EXERCISE AIM> Skip the images and return the records below exactly.

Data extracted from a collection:

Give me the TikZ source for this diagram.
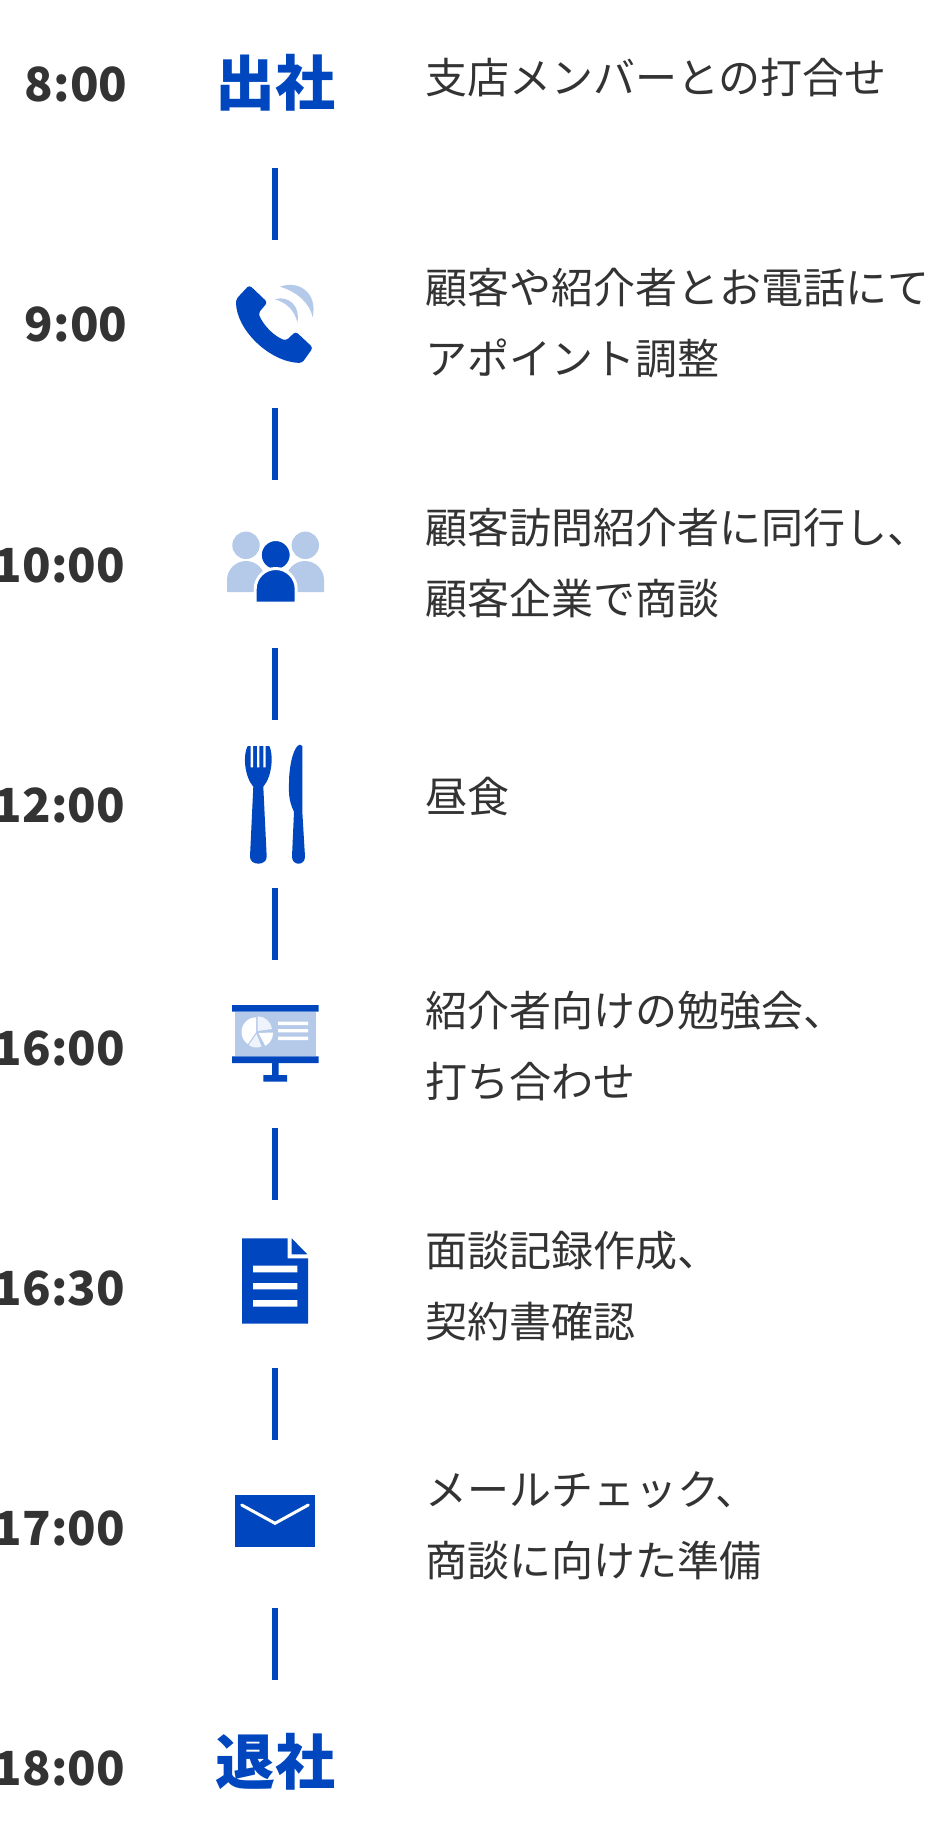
\documentclass[tikz,border=0pt]{standalone}
\usepackage{fontspec}
\usepackage{xcolor}
\setmainfont{Noto Sans CJK JP}
\usetikzlibrary{positioning,calc}
\definecolor{brand}{HTML}{0047BF}
\definecolor{brandlight}{HTML}{B5CAE9}
\definecolor{brandpale}{HTML}{EEF3FC}
\definecolor{ink}{HTML}{333333}
\tikzset{
    timelabel/.style={anchor=east, inner sep=0pt, text=ink, font=\bfseries\fontsize{47}{47}\selectfont},
    headlabel/.style={inner sep=0pt, text=brand, font=\bfseries\fontsize{60}{60}\selectfont},
    desclabel/.style={anchor=west, inner sep=0pt, align=left, text=ink, font=\fontsize{42}{71}\selectfont},
    barline/.style={brand, line width=6pt}
}

\begin{document}
\begin{tikzpicture}[x=1pt, y=-1pt]
    \useasboundingbox (0,0) rectangle (925,1848);
    \fill[white] (0,0) rectangle (925,1848);

    % times
    \foreach \rowx/\rowy/\clock [count=\i] in {127.5/84/8:00, 127.5/324/9:00, 125/565/10:00, 125/805/12:00, 125/1048/16:00, 125/1288/16:30, 125/1528/17:00, 125/1768/18:00}
        \node[timelabel] (time\i) at (\rowx,\rowy) {\clock};

    % bars
    \foreach \i in {1,...,7} {
        \coordinate (bartop\i) at (275,168+240*\i-240);
        \coordinate (barend\i) at (275,240+240*\i-240);
        \draw[barline] (bartop\i) -- (barend\i);
    }

    \node[headlabel] (start) at (275,83) {出社};
    \node[headlabel] (finish) at (275,1762) {退社};

    % texts
    \node[desclabel] (desc1) at (425,78) {支店メンバーとの打合せ};
    \node[desclabel] (desc2) at (425,323) {顧客や紹介者とお電話にて\\アポイント調整};
    \node[desclabel] (desc3) at (425,563) {顧客訪問紹介者に同行し、\\顧客企業で商談};
    \node[desclabel] (desc4) at (425,797) {昼食};
    \node[desclabel] (desc5) at (425,1046) {紹介者向けの勉強会、\\打ち合わせ};
    \node[desclabel] (desc6) at (425,1286) {面談記録作成、\\契約書確認};
    \node[desclabel] (desc7) at (425,1526) {メールチェック、\\商談に向けた準備};

    % phone
    \fill[brand, rounded corners=3pt] (249.3,285) -- (267.5,302.3) -- (258.3,313.3) .. controls (264,326) and (274,336) .. (286,340.7) -- (295.7,331.5) -- (313,347.7) -- (302,363) .. controls (270,362) and (236,330) .. (236,299.3) -- cycle;
    \fill[brandlight] (280,286.7) .. controls (298,280) and (318,292) .. (312.7,317.3) .. controls (310,304) and (298,292) .. cycle;
    \fill[brandlight] (275,299.3) .. controls (288,295) and (301,306) .. (297.3,322.3) .. controls (295,312) and (288,303) .. cycle;

    % people
    \fill[brandlight] (246,545.3) circle[radius=13.7];
    \fill[brandlight] (305.3,545.3) circle[radius=13.7];
    \fill[brandlight] (227,592) -- (227,580) arc[start angle=180, end angle=360, radius=19] -- (265,592) -- cycle;
    \fill[brandlight] (286,592) -- (286,580) arc[start angle=180, end angle=360, radius=19] -- (324,592) -- cycle;
    \filldraw[brand, draw=white, line width=3pt] (275.7,555) circle[radius=15.5];
    \filldraw[brand, draw=white, line width=3pt] (255.2,603) -- (255.2,589) arc[start angle=180, end angle=360, radius=20.5] -- (296.2,603) -- cycle;

    % fork and knife
    \fill[brand] (247.7,746) .. controls (243,754) and (244,776) .. (253.3,786.7) -- (250,856.7) .. controls (250,866) and (266.7,866) .. (266.7,856.7) -- (263.3,786.7) .. controls (272.5,776) and (273.5,754) .. (269.3,746) -- cycle;
    \fill[white] (250.7,745) rectangle (253,767.3) (257,745) rectangle (259.3,767.3) (263.3,745) rectangle (265.7,767.3);
    \fill[brand] (302.3,746) -- (302.3,811.7) -- (305,856.7) .. controls (305,866) and (292,866) .. (292,856.7) -- (294,811.7) .. controls (288,800) and (289,790) .. (289,783) .. controls (289,765) and (294,745) .. (300,744.7) -- cycle;

    % screen
    \fill[brandlight] (234.7,1011.7) rectangle (316,1056.3);
    \fill[brand] (232,1005) rectangle (318.7,1011.7) (232,1056.3) rectangle (318.7,1063) (272,1063) rectangle (278.7,1075) (263.3,1075) rectangle (287,1081.7);
    \fill[white] (256.2,1032) -- ++(-90:14.7) arc[start angle=-90, end angle=-235, radius=14.7] -- cycle;
    \fill[brandpale] (257.5,1031) -- ++(-90:14.7) arc[start angle=-90, end angle=-8, radius=14.7] -- cycle;
    \fill[white] (258.5,1033) -- ++(-2:14.5) arc[start angle=-2, end angle=62, radius=14.5] -- cycle;
    \fill[brandpale] (256.5,1034) -- ++(68:13.5) arc[start angle=68, end angle=125, radius=13.5] -- cycle;
    \fill[white] (278,1021.7) rectangle (308,1025) (278,1029) rectangle (308,1032.3) (278,1036.7) rectangle (308,1040);

    % document
    \fill[brand] (242,1238.3) -- (287.7,1238.3) -- (287.7,1258.3) -- (308,1258.3) -- (308,1323.7) -- (242,1323.7) -- cycle;
    \fill[brand] (291.7,1238.3) -- (307.3,1254.3) -- (291.7,1254.3) -- cycle;
    \fill[white] (253,1265.7) rectangle (297.3,1272.3) (253,1283) rectangle (297.3,1289.3) (253,1300) rectangle (297.3,1306.7);

    % mail
    \fill[brand] (235.3,1495) rectangle (314.7,1546.7);
    \draw[white, line width=3pt, line cap=round] (241.7,1505) -- (275,1523.3) -- (308.3,1505);
\end{tikzpicture}
\end{document}
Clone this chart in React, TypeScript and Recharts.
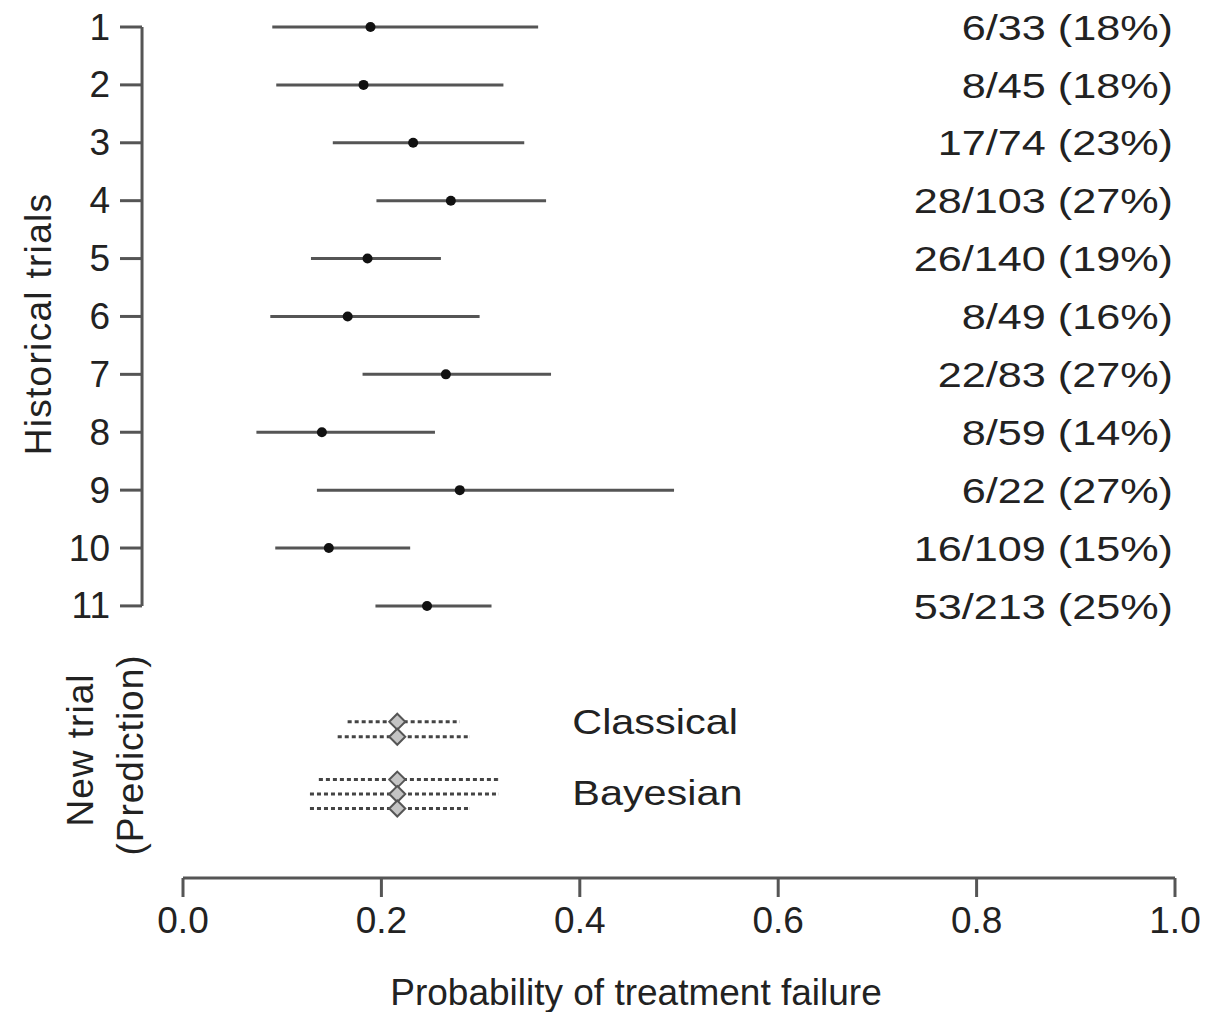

PROBLEM SOLUTION>
Give me the TikZ source for this diagram.
\documentclass[tikz,border=0pt]{standalone}
\usepackage{fontspec}
\usepackage{xcolor}
\setmainfont{Noto Sans CJK JP}
\usetikzlibrary{positioning,calc}
\definecolor{brand}{HTML}{0047BF}
\definecolor{brandlight}{HTML}{B5CAE9}
\definecolor{brandpale}{HTML}{EEF3FC}
\definecolor{ink}{HTML}{333333}
\tikzset{
    timelabel/.style={anchor=east, inner sep=0pt, text=ink, font=\bfseries\fontsize{47}{47}\selectfont},
    headlabel/.style={inner sep=0pt, text=brand, font=\bfseries\fontsize{60}{60}\selectfont},
    desclabel/.style={anchor=west, inner sep=0pt, align=left, text=ink, font=\fontsize{42}{71}\selectfont},
    barline/.style={brand, line width=6pt}
}

\begin{document}
\begin{tikzpicture}[x=1pt, y=-1pt]
    \useasboundingbox (0,0) rectangle (925,1848);
    \fill[white] (0,0) rectangle (925,1848);

    % times
    \foreach \rowx/\rowy/\clock [count=\i] in {127.5/84/8:00, 127.5/324/9:00, 125/565/10:00, 125/805/12:00, 125/1048/16:00, 125/1288/16:30, 125/1528/17:00, 125/1768/18:00}
        \node[timelabel] (time\i) at (\rowx,\rowy) {\clock};

    % bars
    \foreach \i in {1,...,7} {
        \coordinate (bartop\i) at (275,168+240*\i-240);
        \coordinate (barend\i) at (275,240+240*\i-240);
        \draw[barline] (bartop\i) -- (barend\i);
    }

    \node[headlabel] (start) at (275,83) {出社};
    \node[headlabel] (finish) at (275,1762) {退社};

    % texts
    \node[desclabel] (desc1) at (425,78) {支店メンバーとの打合せ};
    \node[desclabel] (desc2) at (425,323) {顧客や紹介者とお電話にて\\アポイント調整};
    \node[desclabel] (desc3) at (425,563) {顧客訪問紹介者に同行し、\\顧客企業で商談};
    \node[desclabel] (desc4) at (425,797) {昼食};
    \node[desclabel] (desc5) at (425,1046) {紹介者向けの勉強会、\\打ち合わせ};
    \node[desclabel] (desc6) at (425,1286) {面談記録作成、\\契約書確認};
    \node[desclabel] (desc7) at (425,1526) {メールチェック、\\商談に向けた準備};

    % phone
    \fill[brand, rounded corners=3pt] (249.3,285) -- (267.5,302.3) -- (258.3,313.3) .. controls (264,326) and (274,336) .. (286,340.7) -- (295.7,331.5) -- (313,347.7) -- (302,363) .. controls (270,362) and (236,330) .. (236,299.3) -- cycle;
    \fill[brandlight] (280,286.7) .. controls (298,280) and (318,292) .. (312.7,317.3) .. controls (310,304) and (298,292) .. cycle;
    \fill[brandlight] (275,299.3) .. controls (288,295) and (301,306) .. (297.3,322.3) .. controls (295,312) and (288,303) .. cycle;

    % people
    \fill[brandlight] (246,545.3) circle[radius=13.7];
    \fill[brandlight] (305.3,545.3) circle[radius=13.7];
    \fill[brandlight] (227,592) -- (227,580) arc[start angle=180, end angle=360, radius=19] -- (265,592) -- cycle;
    \fill[brandlight] (286,592) -- (286,580) arc[start angle=180, end angle=360, radius=19] -- (324,592) -- cycle;
    \filldraw[brand, draw=white, line width=3pt] (275.7,555) circle[radius=15.5];
    \filldraw[brand, draw=white, line width=3pt] (255.2,603) -- (255.2,589) arc[start angle=180, end angle=360, radius=20.5] -- (296.2,603) -- cycle;

    % fork and knife
    \fill[brand] (247.7,746) .. controls (243,754) and (244,776) .. (253.3,786.7) -- (250,856.7) .. controls (250,866) and (266.7,866) .. (266.7,856.7) -- (263.3,786.7) .. controls (272.5,776) and (273.5,754) .. (269.3,746) -- cycle;
    \fill[white] (250.7,745) rectangle (253,767.3) (257,745) rectangle (259.3,767.3) (263.3,745) rectangle (265.7,767.3);
    \fill[brand] (302.3,746) -- (302.3,811.7) -- (305,856.7) .. controls (305,866) and (292,866) .. (292,856.7) -- (294,811.7) .. controls (288,800) and (289,790) .. (289,783) .. controls (289,765) and (294,745) .. (300,744.7) -- cycle;

    % screen
    \fill[brandlight] (234.7,1011.7) rectangle (316,1056.3);
    \fill[brand] (232,1005) rectangle (318.7,1011.7) (232,1056.3) rectangle (318.7,1063) (272,1063) rectangle (278.7,1075) (263.3,1075) rectangle (287,1081.7);
    \fill[white] (256.2,1032) -- ++(-90:14.7) arc[start angle=-90, end angle=-235, radius=14.7] -- cycle;
    \fill[brandpale] (257.5,1031) -- ++(-90:14.7) arc[start angle=-90, end angle=-8, radius=14.7] -- cycle;
    \fill[white] (258.5,1033) -- ++(-2:14.5) arc[start angle=-2, end angle=62, radius=14.5] -- cycle;
    \fill[brandpale] (256.5,1034) -- ++(68:13.5) arc[start angle=68, end angle=125, radius=13.5] -- cycle;
    \fill[white] (278,1021.7) rectangle (308,1025) (278,1029) rectangle (308,1032.3) (278,1036.7) rectangle (308,1040);

    % document
    \fill[brand] (242,1238.3) -- (287.7,1238.3) -- (287.7,1258.3) -- (308,1258.3) -- (308,1323.7) -- (242,1323.7) -- cycle;
    \fill[brand] (291.7,1238.3) -- (307.3,1254.3) -- (291.7,1254.3) -- cycle;
    \fill[white] (253,1265.7) rectangle (297.3,1272.3) (253,1283) rectangle (297.3,1289.3) (253,1300) rectangle (297.3,1306.7);

    % mail
    \fill[brand] (235.3,1495) rectangle (314.7,1546.7);
    \draw[white, line width=3pt, line cap=round] (241.7,1505) -- (275,1523.3) -- (308.3,1505);
\end{tikzpicture}
\end{document}
Clone this chart in React, TypeScript and Recharts.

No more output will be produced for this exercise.